Of all the new characters in The Americans, I have to say that Oleg is the most interesting (sorry Kate). I didn’t like him at first, but he’s proven lately that he is more than just a man with lots of connections. Costa Ronin’s character is improving, evolving after every episode. He was painted as a man who just came to America to have a foreign posting, but as the weeks go by, we now see him as someone to be feared (just ask Stan Beeman).
Enough about the character and let’s talk about the actor, Costa Ronin. Ronin was born and raised in Russia. Aside from being an actor, he’s also a cinematographer for projects like The Vanya Show and The Sine Rule.
If you want to know what he thinks about The Americans, his character Oleg, and his acting process, read on for some of his interview answers.
The Americans had a very successful first season. You are just coming in for the second, how do you feel about it?
COSTA RONIN: Everybody knew the world of their own characters, the journey of their own characters and how they got to that point in time, whereas my character had lived as well, but his life wasn’t shown. So, when he came in, he had to have lived throughout the first season, and for the past 28-30 years, and then just come to [the] screen as a complete, whole character. Also, you go into a show and you don’t know what it’s going to be like [or] what the crew and cast are going to be like and whether or not you’re going to be accepted and have good relationships. Luckily, the crew and the cast on the show are just amazing.
What can you say about your character Oleg Burov?
COSTA RONIN: His father is the minister of transport back in Russia, in Moscow, where he grew up. He has a very influential family, the upper class of the Soviet society. The rules kind of never really applied to him and his family. It was all about connections, and who you know, and about being at the right place at the right time. He wanted to make something with his life, he wanted to make a difference. He wanted to prove to the world and to his father, with whom he has a very difficult relationship, that he can stand on his own feet [and that] he can do things on his own, as a man and as a human being. So, he comes in and he’s trying to build relationships with Keri [Russell] and Nina [Annet Mahendru’s character] and inter-office politics come into play, as well as the actual setting of being in the game of espionage. It’s his journey [of] getting to learn about the business, getting to learn about the psychology of this game, the psychology of people he’s working with. He’s got a massive, massive journey throughout the season.

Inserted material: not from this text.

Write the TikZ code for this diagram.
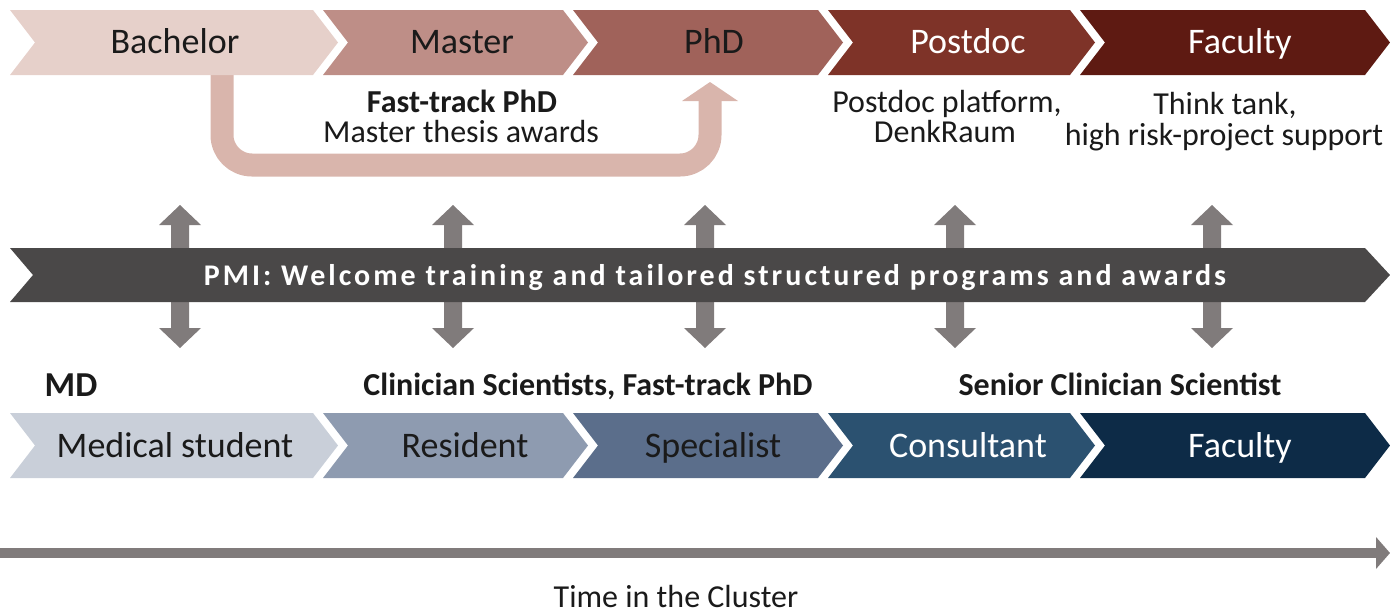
\documentclass[tikz,border=0pt]{standalone}
\usepackage{fontspec}
\setmainfont{Carlito}
\definecolor{cBach}{HTML}{E6D0CA}
\definecolor{cMast}{HTML}{BE8E87}
\definecolor{cPhD}{HTML}{A0625A}
\definecolor{cPost}{HTML}{7E3328}
\definecolor{cFacT}{HTML}{5E1A12}
\definecolor{cUarr}{HTML}{D9B5AC}
\definecolor{cMed}{HTML}{C9CFD9}
\definecolor{cRes}{HTML}{8E9BB0}
\definecolor{cSpec}{HTML}{5B6E8B}
\definecolor{cCons}{HTML}{2B5170}
\definecolor{cFacB}{HTML}{0D2B47}
\definecolor{cBar}{HTML}{4A4848}
\definecolor{cGray}{HTML}{807B7B}
\definecolor{cText}{HTML}{1A1A1A}
\newcommand\mychev[5]{\fill[#5] (#1,#3) -- (#2,#3) -- ({#2+25},{(#3+#4)/2}) -- (#2,#4) -- (#1,#4) -- ({#1+25},{(#3+#4)/2}) -- cycle;}
\newcommand\mydbl[1]{\fill[cGray] ({#1-9},225) -- ({#1-21},225) -- (#1,205) -- ({#1+21},225) -- ({#1+9},225) -- ({#1+9},328) -- ({#1+21},328) -- (#1,348) -- ({#1-21},328) -- ({#1-9},328) -- cycle;}
\tikzset{
  lab/.style={font=\fontsize{36}{40}\selectfont, anchor=base, inner sep=0pt, text=cText},
  wlab/.style={lab, text=white},
  sub/.style={font=\fontsize{32}{36}\selectfont, anchor=base, inner sep=0pt, text=cText},
  subb/.style={sub, font=\fontsize{32}{36}\selectfont\bfseries},
  mdlab/.style={sub, font=\fontsize{35}{38}\selectfont\bfseries},
  barlab/.style={font=\fontsize{30}{34}\selectfont\bfseries\addfontfeatures{LetterSpace=10}, text=white, anchor=base, inner sep=0pt},
  uarrow/.style={draw=cUarr, line width=23pt, rounded corners=30pt},
  timeline/.style={draw=cGray, line width=10pt}
}
\begin{document}
\begin{tikzpicture}[x=1pt,y=-1pt]
\useasboundingbox (0,0) rectangle (1390,614);
% fast-track U arrow
\coordinate (us) at (222,70);
\coordinate (ue) at (710,101);
\draw[uarrow] (us) -- (222,165) -- (710,165) -- (ue);
\fill[cUarr] (682,101) -- (710,82) -- (738,101) -- cycle;
% top chevrons
\mychev{10}{313}{10}{75}{cBach}
\mychev{323}{563}{10}{75}{cMast}
\mychev{573}{818}{10}{75}{cPhD}
\mychev{828}{1070}{10}{75}{cPost}
\mychev{1080}{1365}{10}{75}{cFacT}
\node[lab] (bach) at (175,53) {Bachelor};
\node[lab] (mast) at (462,53) {Master};
\node[lab] (phd) at (714,53) {PhD};
\node[wlab] (post) at (968,53) {Postdoc};
\node[wlab] (facT) at (1240,53) {Faculty};
% sub texts
\node[subb] (ft1) at (462,112) {Fast-track PhD};
\node[sub] (ft2) at (461,142) {Master thesis awards};
\node[sub] (pd1) at (947,112) {Postdoc platform,};
\node[sub] (pd2) at (945,142) {DenkRaum};
\node[sub] (tt1) at (1225,114) {Think tank,};
\node[sub] (tt2) at (1224,145) {high risk-project support};
% double arrows
\mydbl{180}
\mydbl{453}
\mydbl{705}
\mydbl{955}
\mydbl{1212}
% PMI bar
\fill[cBar] (10,248) -- (1365,248) -- (1390,275) -- (1365,302) -- (10,302) -- (33,275) -- cycle;
\node[barlab] (pmi) at (715,285) {PMI: Welcome training and tailored structured programs and awards};
% bottom labels
\node[mdlab] (md) at (71,396) {MD};
\node[subb] (cs) at (588,395) {Clinician Scientists, Fast-track PhD};
\node[subb] (scs) at (1120,395) {Senior Clinician Scientist};
% bottom chevrons
\mychev{10}{313}{413}{478}{cMed}
\mychev{323}{563}{413}{478}{cRes}
\mychev{573}{818}{413}{478}{cSpec}
\mychev{828}{1070}{413}{478}{cCons}
\mychev{1080}{1365}{413}{478}{cFacB}
\node[lab] (med) at (175,457) {Medical student};
\node[lab] (res) at (465,457) {Resident};
\node[lab] (spec) at (713,457) {Specialist};
\node[wlab] (cons) at (968,457) {Consultant};
\node[wlab] (facB) at (1240,457) {Faculty};
% time arrow
\coordinate (t0) at (0,553);
\coordinate (t1) at (1378,553);
\draw[timeline] (t0) -- (t1);
\fill[cGray] (1376,537) -- (1390,553) -- (1376,569) -- cycle;
\node[sub] (time) at (676,607) {Time in the Cluster};
\end{tikzpicture}
\end{document}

Can you give us any spoilers?
COSTA RONIN: No, no, no spoilers. I can tell you that my character has a great arch all through the season, from where he starts in the beginning to where he goes. It’s going to be interesting how the audience sees it [and how they] respond to the journey.
Can you tell us a funny story from the set?
COSTA RONIN: I took my grandma to set [and] that was a great experience because [she] is so removed from the entertainment industry. When [she] was there, she met Lev Gorn, who [plays] Arkady, and he was already in his costume, in his suit and tie and looking very important and influential. Later she goes to me, “Why can’t you come to work looking like Lev in a suit and tie? Why do you have to work wearing jeans and a T-shirt?” From when I was a kid, my grandma always [imagined] me going to work in a suit with a briefcase, and now that I go to work wearing jeans and a T-shirt, I don’t think it sits very well with her. After seeing Lev, she couldn’t stop talking about him and coming to work wearing a suit. I didn’t have the heart to tell her that it was a costume.